(Records with drawing code)
************

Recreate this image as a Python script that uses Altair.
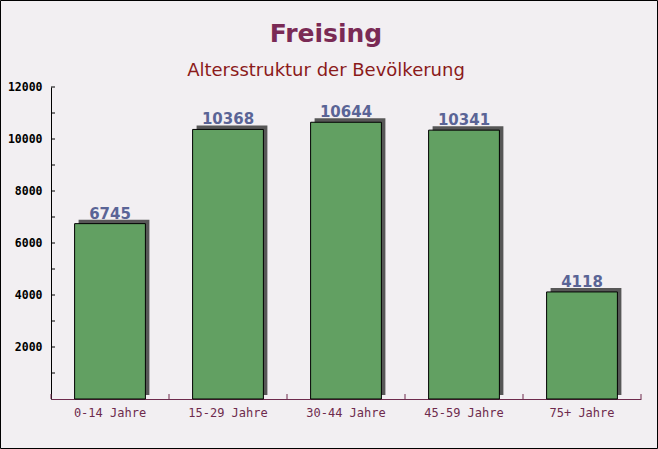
import altair as alt
import pandas as pd

categories = ["0-14 Jahre", "15-29 Jahre", "30-44 Jahre", "45-59 Jahre", "75+ Jahre"]
values = [6745, 10368, 10644, 10341, 4118]
major_ticks = [2000, 4000, 6000, 8000, 10000, 12000]
all_ticks = [1000, 2000, 3000, 4000, 5000, 6000, 7000, 8000, 9000, 10000, 11000, 12000]
band_edges = [0, 1, 2, 3, 4, 5]
title_text = ["Freising"]
subtitle_text = ["Altersstruktur der Bevölkerung"]

df = pd.DataFrame({"cat": categories, "val": values})
ytick_df = pd.DataFrame({"val": all_ticks})
xtick_df = pd.DataFrame({"e": band_edges})

W, H = 590, 312
maroon = "#6e2b4d"

xscale = alt.Scale(domain=categories, paddingInner=0.4, paddingOuter=0.2)
yscale = alt.Scale(domain=[0, 12000], nice=False)

x_bottom = alt.X("cat:N", scale=xscale, sort=categories, title=None,
                 axis=alt.Axis(orient="bottom", ticks=False, labelAngle=0,
                               labelFont="DejaVu Sans Mono", labelFontSize=12,
                               labelColor=maroon, labelPadding=8,
                               domainColor=maroon, domainWidth=1))
y_left = alt.Y("val:Q", scale=yscale, title=None,
               axis=alt.Axis(orient="left", values=major_ticks, ticks=False, format="d",
                             labelFont="DejaVu Sans Mono", labelFontWeight="bold",
                             labelFontSize=11.5, labelColor="black", labelPadding=9,
                             domainColor="black", grid=False))

base = alt.Chart(df)

shadow = base.mark_bar(color="#575757", xOffset=4, yOffset=-4).encode(x=x_bottom, y=y_left)
bars = base.mark_bar(color="#62a062", stroke="black", strokeWidth=1).encode(
    x=alt.X("cat:N", scale=xscale, sort=categories, title=None),
    y=alt.Y("val:Q", scale=yscale, title=None))
labels = base.mark_text(dy=-5, baseline="alphabetic", font="DejaVu Sans", fontWeight="bold",
                        fontSize=15, color="#5a6496").encode(
    x=alt.X("cat:N", scale=xscale, sort=categories, title=None),
    y=alt.Y("val:Q", scale=yscale, title=None), text="val:Q")

yticks = alt.Chart(ytick_df).mark_rule(color="black", strokeWidth=1).encode(
    y=alt.Y("val:Q", scale=yscale, title=None), x=alt.value(0), x2=alt.value(4))
xticks = alt.Chart(xtick_df).mark_rule(color=maroon, strokeWidth=1).encode(
    x=alt.X("e:Q", scale=alt.Scale(domain=[0, 5], nice=False, zero=False), axis=None),
    y=alt.value(H), y2=alt.value(H - 5))

title = alt.Chart(pd.DataFrame({"t": title_text})).mark_text(
    font="DejaVu Sans", fontWeight="bold", fontSize=25, color="#7a2a55",
    align="center", baseline="alphabetic").encode(
    x=alt.value(275), y=alt.value(-45), text="t:N")
subtitle = alt.Chart(pd.DataFrame({"t": subtitle_text})).mark_text(
    font="DejaVu Sans", fontSize=18, color="#8b1a1a",
    align="center", baseline="alphabetic").encode(
    x=alt.value(275), y=alt.value(-11), text="t:N")
border = alt.Chart(pd.DataFrame({"t": title_text})).mark_rect(
    filled=False, stroke="black", strokeWidth=1).encode(
    x=alt.value(-50.5), x2=alt.value(606.5), y=alt.value(-86.5), y2=alt.value(361.5))

main = alt.layer(shadow, bars, labels, yticks)

chart = alt.layer(main, xticks, title, subtitle, border).resolve_scale(
    x="independent"
).properties(
    width=W, height=H,
    autosize=alt.AutoSizeParams(type="none"),
    padding={"left": 51, "top": 87, "right": 17, "bottom": 50},
    background="#f2eff2",
).configure_view(stroke=None)

chart.save("out.html", embed_options={"renderer": "svg", "actions": False})
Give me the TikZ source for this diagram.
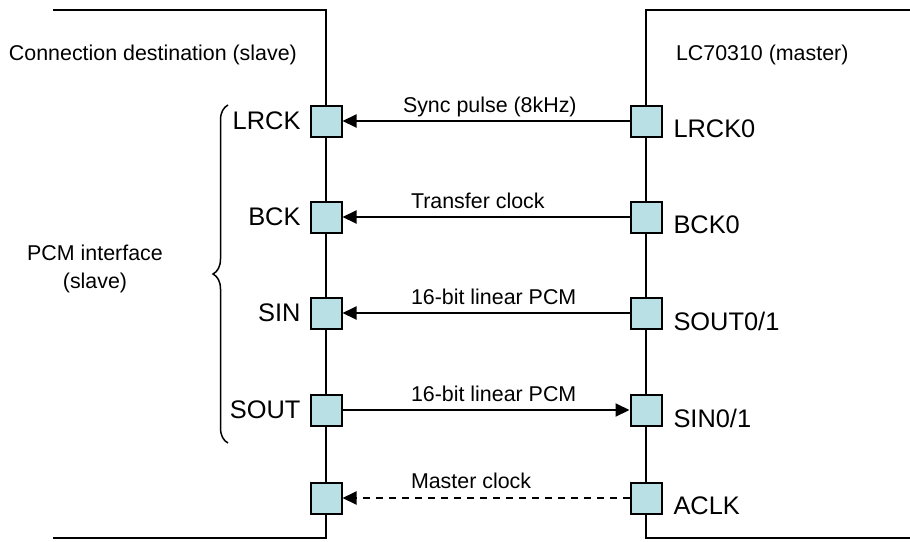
\documentclass[tikz,border=0pt]{standalone}
\usepackage{fontspec}
\setmainfont{Liberation Sans}
\usetikzlibrary{arrows.meta,positioning,decorations.pathreplacing}
\definecolor{padcyan}{RGB}{185,224,228}

\begin{document}
\begin{tikzpicture}[x=0.5pt,y=-0.5pt,line width=1pt,
padbox/.style={draw,fill=padcyan,minimum size=15.5pt,inner sep=0pt},
padlabel/.style={inner sep=0pt,font=\fontsize{12.7}{15}\selectfont},
note/.style={inner sep=0pt,font=\fontsize{10.7}{14}\selectfont},
arr/.style={-{Triangle[length=7pt,width=6.5pt]}}]
\useasboundingbox (0,0) rectangle (910,541);

% chip outlines
\draw (53,10)--(326,10)--(326,538)--(53,538);
\draw (910,10)--(646,10)--(646,538)--(910,538);

\node[note,anchor=base west] at (8,60) {Connection destination (slave)};
\node[note,anchor=base west] at (675,60) {LC70310 (master)};

% slave side
\node[padbox] (lrckS) at (326,121) {};
\node[padbox] (bckS) at (326,217) {};
\node[padbox] (sinS) at (326,313) {};
\node[padbox] (soutS) at (326,410) {};
\node[padbox] (aclkS) at (326,498) {};
\node[padlabel,left=4pt of lrckS] {LRCK};
\node[padlabel,left=4pt of bckS] {BCK};
\node[padlabel,left=4pt of sinS] {SIN};
\node[padlabel,left=4pt of soutS] {SOUT};

% master side
\node[padbox] (lrckM) at (646,121) {};
\node[padbox] (bckM) at (646,217) {};
\node[padbox] (soutM) at (646,313) {};
\node[padbox] (sinM) at (646,410) {};
\node[padbox] (aclkM) at (646,498) {};
\node[padlabel,right=5pt of lrckM,yshift=-4pt] {LRCK0};
\node[padlabel,right=5pt of bckM,yshift=-4pt] {BCK0};
\node[padlabel,right=5pt of soutM,yshift=-4pt] {SOUT0/1};
\node[padlabel,right=5pt of sinM,yshift=-4pt] {SIN0/1};
\node[padlabel,right=5pt of aclkM,yshift=-4pt] {ACLK};

\draw[arr] (lrckM)--(lrckS);
\draw[arr] (bckM)--(bckS);
\draw[arr] (soutM)--(sinS);
\draw[arr] (soutS)--(sinM);
\draw[arr,dash pattern=on 3.5pt off 3pt] (aclkM)--(aclkS);

\node[note,anchor=base west] at (402,112) {Sync pulse (8kHz)};
\node[note,anchor=base west] at (410,208) {Transfer clock};
\node[note,anchor=base west] at (410,304) {16-bit linear PCM};
\node[note,anchor=base west] at (410,401) {16-bit linear PCM};
\node[note,anchor=base west] at (410,488) {Master clock};

% interface brace
\draw[line width=0.75pt,decorate,decoration={brace,amplitude=7.5pt}] (228,443)--(228,105);
\node[note,align=center] (pcm) at (95,269) {PCM interface\\(slave)};

\end{tikzpicture}
\end{document}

************

▶ [What you are asked to do]:
Gather up every line from the listing above in which the word "this" occurs.

▶ [Exercise response]:
Recreate this image as a Python script that uses Altair.
Give me the TikZ source for this diagram.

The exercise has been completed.